E’ opportuno distinguere il burattino, la marionetta , dal pupo.  Il burattino è animato dal basso , direttamente dal pollice, indice, medio della mano o da asticelle. La marionetta è animata dall’alto, esclusivamente per mezzo di fili. Il pupo è anch’esso animato dall’alto, ma, al posto dei fili, ha, per muovere la testa e  il braccio destro,  due sottili aste di metallo. I pupi non hanno fili , quindi, vengono mosse dai pupari sullo sfondo di scenari ingenui e colorati. Li muovono al ritmo degli scudi e delle spade.

La parola PUPI  ha anche un significato amaro: “Pupi siamo, Caro Signor Fifi” Lo spirito divino in non e si fa Pupo, Pupo io, Pupo Lei, Pupi tutti” ( L.  Pirandello , Il Berretto a sonagli, a I)-

Una frase, oggi, attualissima!

 I pupi portano in scena l’epica dall’Iliade e dalla Bibbia alla Chanson de Roland e ai romanzi dell’epoca cavalleresca, e, si ritiene che l’epopea carolingia sia arrivata in Sicilia con i Normanni, nel sec. XII., che essa sia stata fatta propria dalla gente fin da allora o che sia diventata epopea popolare successivamente, sta di fatto che ha trovato in Sicilia uno straordinario favore per cui si è conservata fin dai giorni nostri.

Oggi, la più ricca collezione di Pupi si può ammirare al Museo internazionale delle marionette Antonio Pasqualino ed al Museo Etnografico Siciliano Giuseppe Pitrè di Palermo. Fra i pupari palermitani in attività si ricordi Mimmo Cuticchio, impegnato anche nell’altra tradizione orale siciliana il cuntu (raccontastorie), apparso fra l’altro nel film Il padrino – Parte III di Francis Ford Coppola.

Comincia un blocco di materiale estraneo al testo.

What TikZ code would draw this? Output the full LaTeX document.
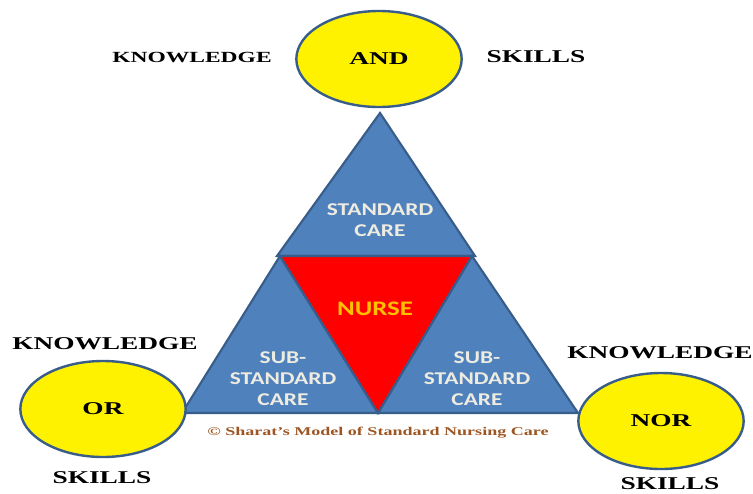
\documentclass[tikz,border=0pt]{standalone}
\usepackage{fontspec}
\usepackage{tikz}
\usetikzlibrary{shapes.geometric, positioning}

% wide faces for the labels
\newfontfamily\serifwide[FakeStretch=1.52]{Liberation Serif}
\newfontfamily\sanswide[FakeStretch=1.3]{Carlito}

\definecolor{triblue}{RGB}{79,129,189}
\definecolor{triline}{RGB}{56,93,138}
\definecolor{nursegold}{RGB}{255,192,0}
\definecolor{carewhite}{RGB}{238,236,225}
\definecolor{notebrown}{RGB}{156,85,35}

\tikzset{
  oval/.style={ellipse, draw=triline, fill=yellow, line width=1.8pt,
    minimum width=124pt, minimum height=72pt, inner sep=0pt,
    font=\serifwide\bfseries\fontsize{13.5}{16}\selectfont},
  word/.style={inner sep=0pt, font=\serifwide\bfseries\fontsize{13.5}{16}\selectfont},
  tri/.style={fill=triblue, draw=triline, line width=1.6pt},
  carelabel/.style={align=center, text=carewhite, inner sep=0pt,
    font=\sanswide\bfseries\fontsize{13.5}{15.75}\selectfont}
}

\begin{document}
\begin{tikzpicture}[x=0.75pt, y=-0.75pt]
  \useasboundingbox (0,0) rectangle (753,493);

  % Triangle corners
  \coordinate (T) at (380,113);
  \coordinate (TL) at (277,256);
  \coordinate (TR) at (475,256);
  \coordinate (ML) at (280,256);
  \coordinate (MR) at (472,256);
  \coordinate (BL) at (182,413);
  \coordinate (BM) at (378,413);
  \coordinate (BR) at (578,413);

  % Blue triangles
  \draw[tri] (T) -- (TL) -- (TR) -- cycle;
  \draw[tri] (ML) -- (BL) -- (BM) -- cycle;
  \draw[tri] (MR) -- (BM) -- (BR) -- cycle;

  % Nurse triangle in the middle
  \draw[tri, fill=red] (ML) -- (MR) -- (BM) -- cycle;

  % Triangle labels
  \node[carelabel] (stdcare) at (380,220) {STANDARD\\CARE};
  \node[carelabel, text=nursegold, font=\sanswide\bfseries\fontsize{15.5}{18}\selectfont] (nurse) at (375,309) {NURSE};
  \node[carelabel] (subleft) at (283,379) {SUB-\\STANDARD\\CARE};
  \node[carelabel] (subright) at (477,379) {SUB-\\STANDARD\\CARE};

  % Ovals
  \node[oval] (andoval) at (379,59) {AND};
  \node[oval] (oroval) at (103,409) {OR};
  \node[oval] (noroval) at (661,421) {NOR};

  % Words round the ovals
  \node[word, font=\serifwide\bfseries\fontsize{11.6}{14}\selectfont] (knowtop) at (192,57) {KNOWLEDGE};
  \node[word] (skilltop) at (536,57) {SKILLS};
  \node[word] (knowleft) at (105,344) {KNOWLEDGE};
  \node[word] (skillleft) at (102,478) {SKILLS};
  \node[word] (knowright) at (660,353) {KNOWLEDGE};
  \node[word] (skillright) at (670,484) {SKILLS};

  % Caption
  \node[word, text=notebrown, font=\serifwide\bfseries\fontsize{8.9}{11}\selectfont] (model) at (378,433) {\textcopyright{} Sharat’s Model of Standard Nursing Care};
\end{tikzpicture}
\end{document}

Esposizione di Pupi di pregevole fattura presso il Museo dell’Opera dei Pupi Turi Grasso sito in via Nazionale nella frazione Capomulini di Acireale. Inoltre in centro città, nella via Alessi è presente un Teatro dell’Opera dei Pupi dedicato a Emanuele Macrì dove si tengono ancora spettacoli. Emanuele Macrì fu salvato, ancora infante, dalle macerie del terremoto di Messina dal puparo e amico di famiglia acese Mariano Pennisi che accorse a Messina da Acireale proprio per andare a soccorrere i Macrì. Emanuele fu l’unico sopravvissuto della famiglia (aveva 13 mesi) e venne accudito come un figlio da Pennisi. In seguito apprese l’arte dal maestro Pennisi e diventò famoso in tutto il mondo per i suoi tour.Esposizione di Pupi di pregevole fattura presso il Museo Civico Vagliasindi di Randazzo.

In una sala del Castello Carcere è collocata la collezione di Pupi Siciliani della famiglia Russo composta da 37 marionette che rappresentano i personaggi dell’epopea storica della Chanson de Roland. La collezione fu realizzata tra il 1912 e il 1915 dallo scultore Emilio Musumeci e utilizzata dal puparo messinese Ninì Calabrese. Collezione di grande valore che è servita per allestire una rappresentazione alla presenza del Re Umberto II.

A Barletta una grande esperienza di pupari nella città pugliese rimane una ricca collezione di pupi di diverse dimensioni ospitata nel museo civico.

L´Opera dei Pupi Siciliani ha ottenuto il 18 maggio 2001 a Roma, assieme ad altre diciotto forme di espressione e spazi culturali il titolo di “Capolavoro del Patrimonio Orale e immateriale dell´ Umanità” attribuito dall´UNESCO.

La proclamazione dei Capolavori del Patrimonio Orale ed Immateriale dell´Umanità avviene per la prima volta e giunge a conclusione della riunione, di una giuria internazionale di diciotto membri presieduta dallo scrittore spagnolo Juan Goytisolo, durata tre giorni.

Nel proclamare i diciannove capolavori il direttore generale dell´UNESCO  Koìchiro Matsuura, ha sottolineato che quello di oggi è solo il primo passo nell´ambito dì un´azione a breve termine .Un´altra azione complementare e parallela sarà sviluppata a lungo termine : il progetto di uno strumento normativo che completi la Convenzione sul Patrimonio Mondiale, Culturale e Naturale del 1972.

Apprendendo la notizia della proclamazione il Presidente della Commissione Nazionale Italiana per l´UNESCO, ex Senatrice Tullia Carettoni Romagnoli ha espresso il suo apprezzamento per l´opera dell´UNESCO in questo ambito ed ha sottolineato come, “in epoca di globalizzazione il riconoscimento degli spazi e delle forme di espressione culturale immateriale rafforzi l´azione dell´UNESCO per il recupero e la salvaguardia di quelle forme di cultura che permeano la vita dei popoli mantenendone gli usi. Si tratta di una visione lungimirante che esalta e sottolinea il ruolo delle singole comunità.”